Darrell Kestner, the PGA head professional at Deepdale Golf Club in Manhasset, N.Y., closed with a 2-over-par 74 Sunday to finish at 6-over, lowest among the eight PGA Professionals who made the cut at the 66th Senior PGA Championship.

By Marino Parascenzo, Special to PGA.com

LIGONIER, Pa. -- Darrell Kestner didn't leave much out there on Laurel Valley Golf Club, but if he'd had putted just a tad better ...

But hey, that's golf.

Kestner, the PGA head professional at Deepdale Golf Club in Manhasset, N.Y., shot a 2-over-par 74 in the final round Sunday for a 6-over 294 total to take low club professional honors at the 66th Senior PGA Championship.

He finished two shots ahead of Oakmont professional Bob Ford (74), Butch Sheehan (77), from Golf Quest in Middlebury, Vt., and Mike San Filippo (77), from Hobe Sound, Fla.

About Kestner's putting -- he three-putted Nos. 9 and 13, both for his only double bogeys of the tournament.

"I drove the ball pretty well this week," said Kestner, who hit the fairways 78 percent of the time. "That gave me good chances. But my putting was faulty."

Actually, he was fine until those two three-putts in the final round.

Taking low club professional honors was pleasing, he agreed. "Nice to do," he said. "Especially since this was such a tough course for me. It played so long. But it was good to make the cut. This was my 18th major, and I did make the cut. I made it earlier in the Senior PGA and the U.S. Senior Open, so I'm on a kind of a roll."

If Ford thought shooting three straight 74s was getting to be an old story, what did he think of a fourth straight? Yep -- he closed with a 74, thanks to a clutch par his final hole.

"A 75 just was not acceptable," Ford said.

And so at No. 9, his final hole, he hit a good drive, then followed with a 4-iron from 190 yards to 25 feet -- definite three-putt range on Laurel Valley's challenging greens.

"But I knew you guys were just laying for me," Ford told a bunch of writers, "so I just shook that first one down there, and then I shook it in for the par."

Ford had another streak that drove him goofy -- four straight bogeys at the par-3 eighth. How did it bogey it this time?

"Same as every other time," he cracked. "Just miss the green, chip on, and two-putt."

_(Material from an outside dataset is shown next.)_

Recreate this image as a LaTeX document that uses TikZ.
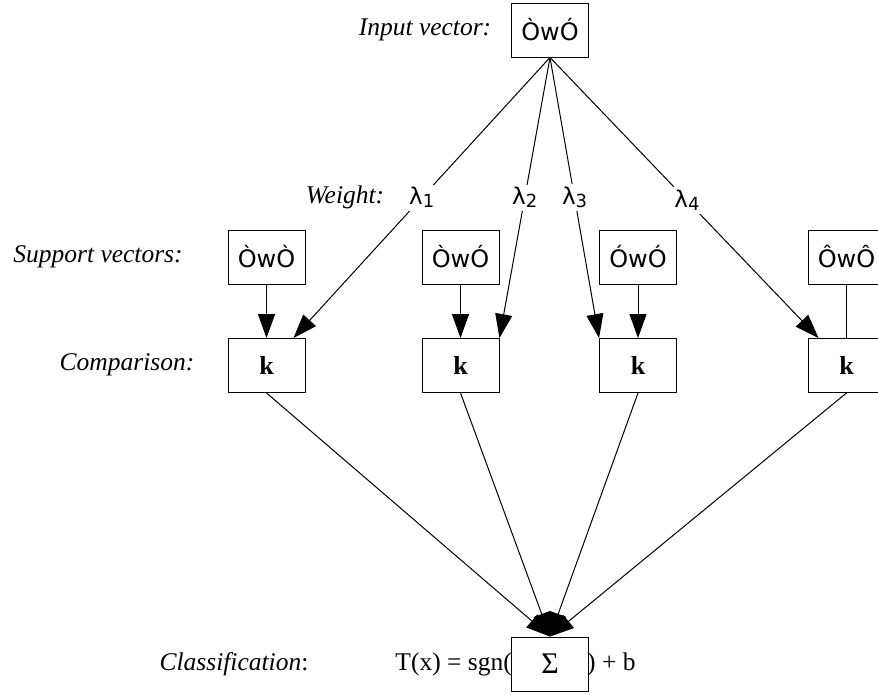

Tom Herzan, a professional at Findlay (Ohio) CC, had trouble with the wind again, and where guessing and crossing his fingers worked earlier, the charms didn't work this time. He shot a six-bogey 76 for a 297, fifth among club professionals.

"I just could not figure out the wind," Herzan said. "I'd hit a good drive, but couldn't pull the right iron."

Stamina was the problem for Gary Robison, director of golf at Firestone. He hadn't played a four-round event since the Champions Tour qualifying school in November. And wintering in the north isn't conducive to golf.

"I think I just ran out of gas," said Robison, who finished with a 79. He suffered two double bogeys after watering shots at the par-5 3rd and the par-4 10th.

"I didn't play very well," Robison said, "but it was a great experience."

The other PGA professionals who made the cut were: Chuck Milne, a PGA Life Member who owns a golf range in Vancouver, Wash. (74-75-75-79--302 +10); and Bobby Heins, the PGA Head Professional at Old Oaks Country Club in Purchase, N.Y. (72-77-77-77-303 +15).